An alternate drying method would be to just hit the plate with the hair dryer or other blower for just a few seconds to get the majority of alcohol off but then put the plate back into the oven at 100C until completely dry.
Questions and Answers
Q. What qualifies as "curing" for newly coated plates? 12 hours at any particular temp or humidity ?
Well, the key is to have the gelatin cured enough to remain on the plate and not dissolve in the sensitizing bath. I would coat and leave in positive flow bench for 4 - 8 hours. At this point I would put the plain gelatin the fridge for later sensitizing and use. 12 hours is the minimum and as it is plain gelatin, storing for days or weeks is no problem. I believe 12 hours would be adequate for most environmental conditions.
Q. At what point does the sensitizer become light sensitive? Should the mixing be carried out under a safelight?
Yes. Anytime you add KDi or AmDi to glycerine or gelatin you should use a safelight.
Q. What happens if one leaves the plate in solution more than 30 seconds?
The only negative I can see is the gelatin will start to dissolve.
Q. Any chemists out there have any suggestions for a "preservative" to limit the glycerin dark reaction?
Why do we want to limit it? It is the dark reaction additive that gives the G307 its increased sensitivity.
Q. Why is a cold plate used after post-exposure baking?
This is used for larger (4x5" and up) plates so that the emulsion cools uniformly. Without this you may find that the brightness varies from the center to the outer edge of the plate due to differential cooling.

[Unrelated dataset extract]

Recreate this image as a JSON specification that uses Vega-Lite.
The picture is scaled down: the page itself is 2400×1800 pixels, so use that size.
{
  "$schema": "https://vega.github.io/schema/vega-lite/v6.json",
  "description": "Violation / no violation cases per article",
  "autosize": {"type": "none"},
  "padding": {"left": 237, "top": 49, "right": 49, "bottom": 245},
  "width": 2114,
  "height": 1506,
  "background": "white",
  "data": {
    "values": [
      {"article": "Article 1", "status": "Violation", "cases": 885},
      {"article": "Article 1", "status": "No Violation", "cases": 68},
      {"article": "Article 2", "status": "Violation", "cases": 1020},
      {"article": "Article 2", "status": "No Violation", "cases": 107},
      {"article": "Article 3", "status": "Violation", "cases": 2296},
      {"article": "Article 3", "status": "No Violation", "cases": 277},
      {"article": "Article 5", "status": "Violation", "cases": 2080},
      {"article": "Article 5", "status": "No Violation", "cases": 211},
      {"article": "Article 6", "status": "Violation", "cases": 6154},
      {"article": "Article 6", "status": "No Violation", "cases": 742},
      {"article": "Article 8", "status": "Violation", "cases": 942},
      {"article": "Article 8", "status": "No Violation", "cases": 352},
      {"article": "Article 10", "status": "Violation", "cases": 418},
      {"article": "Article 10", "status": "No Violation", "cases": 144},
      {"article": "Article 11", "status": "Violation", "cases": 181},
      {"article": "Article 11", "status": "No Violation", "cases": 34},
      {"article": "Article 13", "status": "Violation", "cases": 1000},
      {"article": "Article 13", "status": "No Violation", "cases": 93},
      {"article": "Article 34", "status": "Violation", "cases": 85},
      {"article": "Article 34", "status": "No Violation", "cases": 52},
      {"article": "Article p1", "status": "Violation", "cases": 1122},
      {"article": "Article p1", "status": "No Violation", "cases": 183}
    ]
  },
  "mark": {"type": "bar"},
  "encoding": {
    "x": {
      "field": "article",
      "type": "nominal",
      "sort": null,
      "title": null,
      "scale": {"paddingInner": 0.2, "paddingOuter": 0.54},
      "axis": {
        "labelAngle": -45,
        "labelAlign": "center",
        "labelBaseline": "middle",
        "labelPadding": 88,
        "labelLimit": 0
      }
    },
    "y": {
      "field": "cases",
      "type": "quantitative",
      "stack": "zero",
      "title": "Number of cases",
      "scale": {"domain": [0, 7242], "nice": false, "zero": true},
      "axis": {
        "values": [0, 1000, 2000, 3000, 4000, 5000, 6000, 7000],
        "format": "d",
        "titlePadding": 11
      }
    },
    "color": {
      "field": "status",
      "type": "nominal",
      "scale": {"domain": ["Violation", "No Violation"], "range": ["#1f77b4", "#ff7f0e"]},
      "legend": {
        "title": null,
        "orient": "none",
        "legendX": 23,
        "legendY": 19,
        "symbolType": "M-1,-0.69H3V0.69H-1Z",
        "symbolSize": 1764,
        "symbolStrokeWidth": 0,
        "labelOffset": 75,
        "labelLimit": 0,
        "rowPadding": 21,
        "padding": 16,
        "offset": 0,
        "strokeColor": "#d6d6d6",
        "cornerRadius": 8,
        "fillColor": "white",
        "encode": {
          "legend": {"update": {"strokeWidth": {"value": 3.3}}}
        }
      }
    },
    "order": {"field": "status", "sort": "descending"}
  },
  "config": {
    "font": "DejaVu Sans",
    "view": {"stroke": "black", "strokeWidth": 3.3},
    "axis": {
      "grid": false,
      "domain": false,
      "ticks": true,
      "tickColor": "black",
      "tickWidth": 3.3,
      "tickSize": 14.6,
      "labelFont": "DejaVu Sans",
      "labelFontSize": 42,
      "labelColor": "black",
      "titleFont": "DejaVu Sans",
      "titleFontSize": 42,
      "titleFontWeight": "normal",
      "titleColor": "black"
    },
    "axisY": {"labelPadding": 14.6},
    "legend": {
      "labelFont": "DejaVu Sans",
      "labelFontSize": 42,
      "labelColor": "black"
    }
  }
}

Also, to cool the plate immediately such that the baking time can be more precisely controlled. The post baking is the additional hardening. If the plate was allowed to cool to room temp without a cold plate, obviously the hardening from the baking would be extended. Vary the room temperature and the control time is lost.
Q. What does this mean? "Once the plate has cooled to room temperature, process with water and alcohol just as the standard DCG would be processed but use DI water in a container as the KDi will be lost into this water." Soak the plate first to dissolve out the KDi?

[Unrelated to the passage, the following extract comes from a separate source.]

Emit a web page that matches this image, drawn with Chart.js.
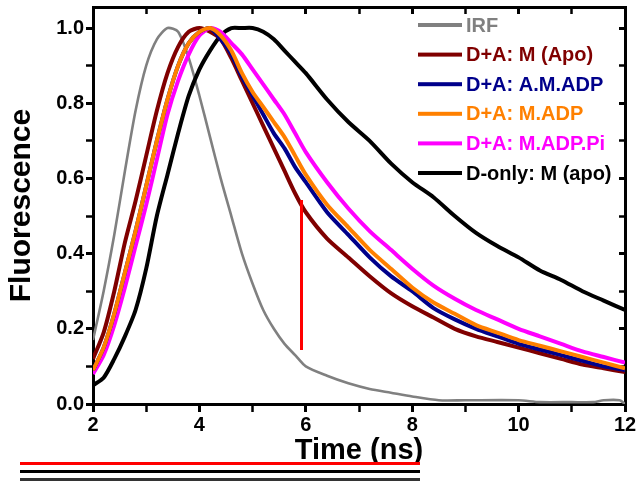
<!DOCTYPE html>
<html>
<head>
<meta charset="utf-8">
<script src="https://cdn.jsdelivr.net/npm/chart.js@4.4.1/dist/chart.umd.min.js"></script>
<style>
  html, body { margin: 0; padding: 0; background: #fff; }
</style>
</head>
<body>
<canvas id="c" width="642" height="486"></canvas>
<script>
// ---- data ----
const seriesLabels = ["IRF", "D+A: M (Apo)", "D+A: A.M.ADP", "D+A: M.ADP", "D+A: M.ADP.Pi", "D-only: M (apo)"];
const seriesColors = ["#808080", "#800000", "#00008B", "#FF8000", "#FF00FF", "#000000"];

const irfTime = [2.0,2.2,2.4,2.6,2.8,3.0,3.2,3.4,3.6,3.8,4.0,4.2,4.4,4.6,4.8,5.0,5.2,5.4,5.6,5.8,6.0,6.4,6.8,7.2,7.6,8.0,8.5,9.0,10.0,10.4,11.0,11.4,11.6,11.9,12.0];
const irf     = [0.17,0.30,0.45,0.62,0.78,0.90,0.97,1.00,0.99,0.92,0.82,0.71,0.60,0.50,0.40,0.32,0.25,0.20,0.16,0.13,0.10,0.075,0.055,0.04,0.03,0.02,0.01,0.01,0.01,0.005,0.005,0.005,0.01,0.01,0.0];

const time = [2.0,2.2,2.4,2.6,2.8,3.0,3.2,3.4,3.6,3.8,4.0,4.2,4.4,4.6,4.8,5.0,5.2,5.4,5.6,5.8,6.0,6.4,6.8,7.2,7.6,8.0,8.4,8.8,9.2,9.6,10.0,10.4,10.8,11.2,11.6,12.0];
const mApo   = [0.12,0.19,0.30,0.43,0.54,0.66,0.78,0.88,0.95,0.99,1.00,0.99,0.97,0.92,0.86,0.80,0.74,0.68,0.62,0.56,0.51,0.44,0.39,0.34,0.295,0.26,0.23,0.20,0.18,0.165,0.15,0.135,0.12,0.105,0.095,0.085];
const amAdp  = [0.09,0.15,0.24,0.35,0.46,0.58,0.70,0.81,0.90,0.96,0.99,1.00,0.97,0.93,0.87,0.82,0.77,0.72,0.68,0.63,0.59,0.51,0.45,0.39,0.34,0.30,0.255,0.225,0.20,0.18,0.16,0.145,0.13,0.115,0.10,0.09];
const mAdp   = [0.09,0.15,0.24,0.35,0.46,0.58,0.70,0.81,0.90,0.96,0.99,1.00,0.98,0.94,0.88,0.83,0.79,0.75,0.71,0.66,0.61,0.53,0.47,0.41,0.36,0.31,0.27,0.24,0.21,0.19,0.17,0.155,0.14,0.125,0.11,0.095];
const mAdpPi = [0.08,0.13,0.21,0.31,0.42,0.53,0.65,0.77,0.86,0.93,0.98,1.00,0.99,0.96,0.93,0.89,0.85,0.81,0.77,0.72,0.67,0.59,0.52,0.46,0.41,0.36,0.315,0.28,0.25,0.225,0.20,0.18,0.16,0.14,0.125,0.11];
const dOnly  = [0.05,0.07,0.12,0.18,0.25,0.36,0.50,0.61,0.72,0.82,0.89,0.94,0.98,1.00,1.00,1.00,0.99,0.97,0.94,0.91,0.88,0.81,0.75,0.70,0.64,0.59,0.55,0.50,0.455,0.42,0.39,0.355,0.33,0.30,0.275,0.25];

const xTickMarks = [2, 3, 4, 5, 6, 7, 8, 9, 10, 11, 12];
const xTickLabels = [2, 4, 6, 8, 10, 12];
const yTickMarks = [0.0, 0.1, 0.2, 0.3, 0.4, 0.5, 0.6, 0.7, 0.8, 0.9, 1.0];
const yTickLabels = [0.0, 0.2, 0.4, 0.6, 0.8, 1.0];

const toPoints = (tt, vv) => tt.map((t, i) => ({ x: t, y: vv[i] }));
const allSeries = [toPoints(irfTime, irf), toPoints(time, mApo), toPoints(time, amAdp), toPoints(time, mAdp), toPoints(time, mAdpPi), toPoints(time, dOnly)];
const drawOrder = [5, 3, 1, 0, 2, 4];
const datasets = allSeries.map((d, i) => ({
  label: seriesLabels[i],
  data: d,
  xAxisID: 'x',
  yAxisID: 'y',
  borderColor: seriesColors[i],
  backgroundColor: seriesColors[i],
  borderWidth: i === 0 ? 2.6 : 4,
  pointRadius: 0,
  tension: 0.25,
  fill: false,
  order: drawOrder[i]
}));

const FONT = "'Liberation Sans', Arial, sans-serif";
const isLabelX = v => xTickLabels.some(t => Math.abs(t - v) < 1e-6);
const isLabelY = v => yTickLabels.some(t => Math.abs(t - v) < 1e-6);

const legendPlugin = {
  id: 'insideLegend',
  afterDraw(chart) {
    const ctx = chart.ctx;
    ctx.save();
    ctx.font = "bold 20px " + FONT;
    ctx.textBaseline = 'middle';
    ctx.textAlign = 'left';
    chart.data.datasets.forEach((ds, i) => {
      const y = 25 + i * 29.6;
      ctx.fillStyle = ds.borderColor;
      ctx.fillRect(418, y - 2, 44, 4);
      ctx.fillText(ds.label, 466, y + 1);
    });
    // debug probes
    ctx.fillStyle = '#000000';
    ctx.fillRect(20, 470, 400, 3);
    ctx.fillStyle = '#333333';
    ctx.fillRect(20, 478, 400, 3);
    ctx.fillStyle = '#ff0000';
    ctx.fillRect(20, 462, 400, 3);
    ctx.fillStyle = '#ff0000';
    ctx.fillRect(300, 200, 3, 150);
    ctx.restore();
  }
};

const gridCommon = (len) => ({
  display: true,
  drawOnChartArea: false,
  drawTicks: true,
  tickLength: len,
  tickColor: '#000000',
  tickWidth: ctx => (ctx.tick && (isLabelX(ctx.tick.value) || isLabelY(ctx.tick.value)) ? 3 : 2.5)
});
const borderCommon = { display: true, color: '#000000', width: 3 };

new Chart(document.getElementById('c'), {
  type: 'line',
  data: { datasets: datasets },
  options: {
    responsive: false,
    animation: false,
    layout: { padding: { top: 7, right: 17, left: 0, bottom: 0 } },
    plugins: { legend: { display: false }, tooltip: { enabled: false } },
    scales: {
      x: {
        type: 'linear', position: 'bottom', min: 2, max: 12,
        afterBuildTicks: s => { s.ticks = xTickMarks.map(v => ({ value: v })); },
        afterFit: s => { s.height = 82; s.paddingLeft = 0; s.paddingRight = 0; },
        ticks: { color: '#000', font: { family: FONT, weight: 'bold', size: 20 }, padding: 1, maxRotation: 0, autoSkip: false,
                 callback: v => (isLabelX(v) ? String(v) : '') },
        grid: gridCommon(8),
        border: borderCommon,
        title: { display: true, text: 'Time (ns)', color: '#000', font: { family: FONT, weight: 'bold', size: 29 }, padding: { top: 0, bottom: 18 } }
      },
      x2: {
        type: 'linear', position: 'top', min: 2, max: 12,
        afterBuildTicks: s => { s.ticks = xTickMarks.map(v => ({ value: v })); },
        afterFit: s => { s.height = 0; s.paddingLeft = 0; s.paddingRight = 0; },
        ticks: { display: false },
        grid: gridCommon(-7),
        border: borderCommon
      },
      y: {
        type: 'linear', position: 'left', min: 0, max: 1.056,
        afterBuildTicks: s => { s.ticks = yTickMarks.map(v => ({ value: v })); },
        afterFit: s => { s.width = 93; s.paddingTop = 0; s.paddingBottom = 0; },
        ticks: { color: '#000', font: { family: FONT, weight: 'bold', size: 20 }, padding: 2, autoSkip: false,
                 callback: v => (isLabelY(v) ? Number(v).toFixed(1) : '') },
        grid: gridCommon(7),
        border: borderCommon,
        title: { display: true, text: 'Fluorescence', color: '#000', font: { family: FONT, weight: 'bold', size: 30 }, padding: { bottom: 0 } }
      },
      y2: {
        type: 'linear', position: 'right', min: 0, max: 1.056,
        afterBuildTicks: s => { s.ticks = yTickMarks.map(v => ({ value: v })); },
        afterFit: s => { s.width = 0; s.paddingTop = 0; s.paddingBottom = 0; },
        ticks: { display: false },
        grid: gridCommon(-6),
        border: borderCommon
      }
    }
  },
  plugins: [legendPlugin]
});
</script>
</body>
</html>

Yes, after the baking hardening there is still some unused KDi that will dissolve out. It is best to dissolve this out in a container such that it can be neutralized before disposing.
Q. "An alternate drying method. . ." Alternate to what?

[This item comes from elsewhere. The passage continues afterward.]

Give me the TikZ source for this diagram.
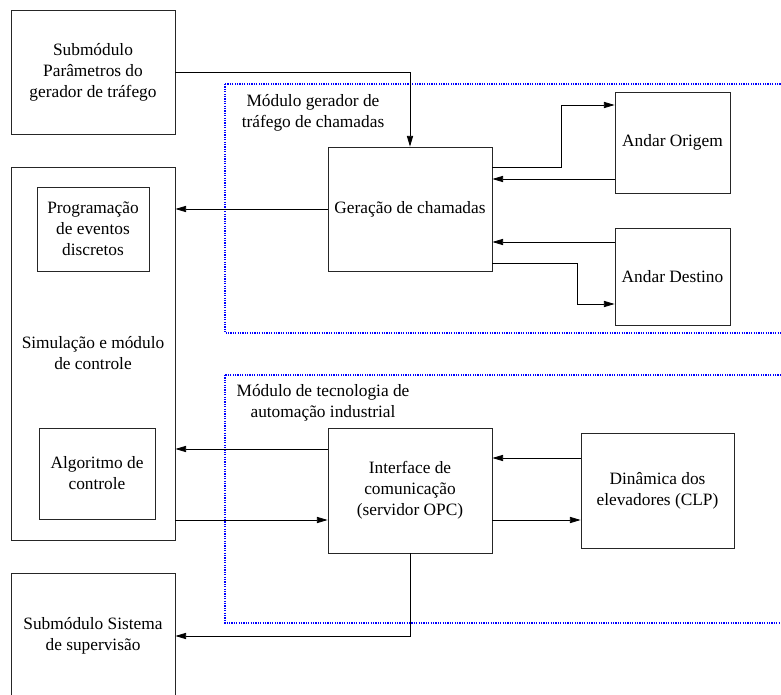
\documentclass[tikz,border=0pt]{standalone}
\usepackage{fontspec}
\setmainfont{Liberation Serif}
\usetikzlibrary{arrows.meta}

\begin{document}
\begin{tikzpicture}[x=0.75pt, y=-0.75pt,
		blk/.style={draw=black!85, line width=0.6pt, inner sep=0pt, align=center, font=\fontsize{13pt}{15.75pt}\selectfont},
		lbl/.style={inner sep=0pt, align=center, font=\fontsize{13pt}{15.75pt}\selectfont},
		arr/.style={line width=0.6pt, -{Triangle[length=8pt, width=4.6pt]}},
		modbox/.style={draw=blue, line width=0.9pt, dash pattern=on 0.9pt off 0.9pt}]
		%%%%% START %%%%%
		
		\useasboundingbox (0, 0) rectangle (781, 695);
		
		\draw[modbox] (225, 84) rectangle (795, 333);
		\draw[modbox] (225, 375) rectangle (795, 623);
		\node[lbl] (modger) at (313, 113) {Módulo gerador de\\tráfego de chamadas};
		\node[lbl] (modaut) at (323, 403) {Módulo de tecnologia de\\automação industrial};
		
		\node[blk, minimum width=123pt, minimum height=93pt] (param) at (93, 72) {Submódulo\\Parâmetros do\\gerador de tráfego};
		\node[blk, minimum width=123pt, minimum height=279.75pt] (sim) at (93, 353.5) {Simulação e módulo\\de controle};
		\node[blk, minimum width=84pt, minimum height=63pt] (prog) at (93, 229) {Programação\\de eventos\\discretos};
		\node[blk, minimum width=87pt, minimum height=68.25pt] (algo) at (97, 473.5) {Algoritmo de\\controle};
		\node[blk, minimum width=123pt, minimum height=94.5pt] (sup) at (93, 636) {Submódulo Sistema\\de supervisão};
		
		\node[blk, minimum width=123pt, minimum height=93pt] (ger) at (410, 209) {Geração de chamadas};
		\node[blk, minimum width=86.25pt, minimum height=75.75pt] (orig) at (672.5, 142.5) {Andar Origem};
		\node[blk, minimum width=86.25pt, minimum height=72.75pt] (dest) at (672.5, 276.5) {Andar Destino};
		
		\node[blk, minimum width=123pt, minimum height=93.75pt] (intf) at (410, 490.5) {Interface de\\comunicação\\(servidor OPC)};
		\node[blk, minimum width=114.75pt, minimum height=86.25pt] (din) at (657.5, 490.5) {Dinâmica dos\\elevadores (CLP)};
		
		% gerador de trafego
		\draw[arr] (param.east) -| (ger.north);
		\draw[arr] (ger.west) -- (sim.east |- ger.west);
		\draw[arr] (ger.east |- 0,167) -- (561, 167) |- (orig.west |- 0,105);
		\draw[arr] (orig.west |- 0,179) -- (ger.east |- 0,179);
		\draw[arr] (dest.west |- 0,242) -- (ger.east |- 0,242);
		\draw[arr] (ger.east |- 0,263) -- (577, 263) |- (dest.west |- 0,304);
		
		% automacao
		\draw[arr] (intf.west |- 0,449) -- (sim.east |- 0,449);
		\draw[arr] (sim.east |- 0,520) -- (intf.west |- 0,520);
		\draw[arr] (din.west |- 0,458) -- (intf.east |- 0,458);
		\draw[arr] (intf.east |- 0,520) -- (din.west |- 0,520);
		\draw[arr] (intf.south) |- (sup.east);
		
		%%%%% END %%%%%
\end{tikzpicture}
\end{document}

Alternate to the standard DCG method of drying which is with forced hot air after the last alcohol bath.
Q. What processing regime have people had good success with? Combinations of alcohol %, fixer, etc.
DCG processing can be on A Beginners Approach to DCG, MBDCG and The Mechanics of Gelatin in the Dichromated Holography Process. It's unclear if or how the process might be changed for for G307.
There is no fixer used in the G307. The G307 is different only up to the water rinse bath just prior to the alcohol dryings. All papers and techniques to change bandwidth or color from the water bath on, for standard processing, should apply.
Q. When using Sodium Metabisulfite to make the CrVI more environmentally friendly, how much should be used? How can one tell when one has added enough to change the CrVI to CrIII?
CrVI is orangish in color. CRIII is bluish. When the solution has turned blue, that should be enough. A little more is better then not enough. I always add till blue and then some extra. Sodium Metabisilite is inexpensive. Unless you know exactly how much KDi is in the solution, I am not sure an exact measurement of Sodium Metabisulfite can be found. I wonder if there is a test to check if there is any CrVI left in the solution...???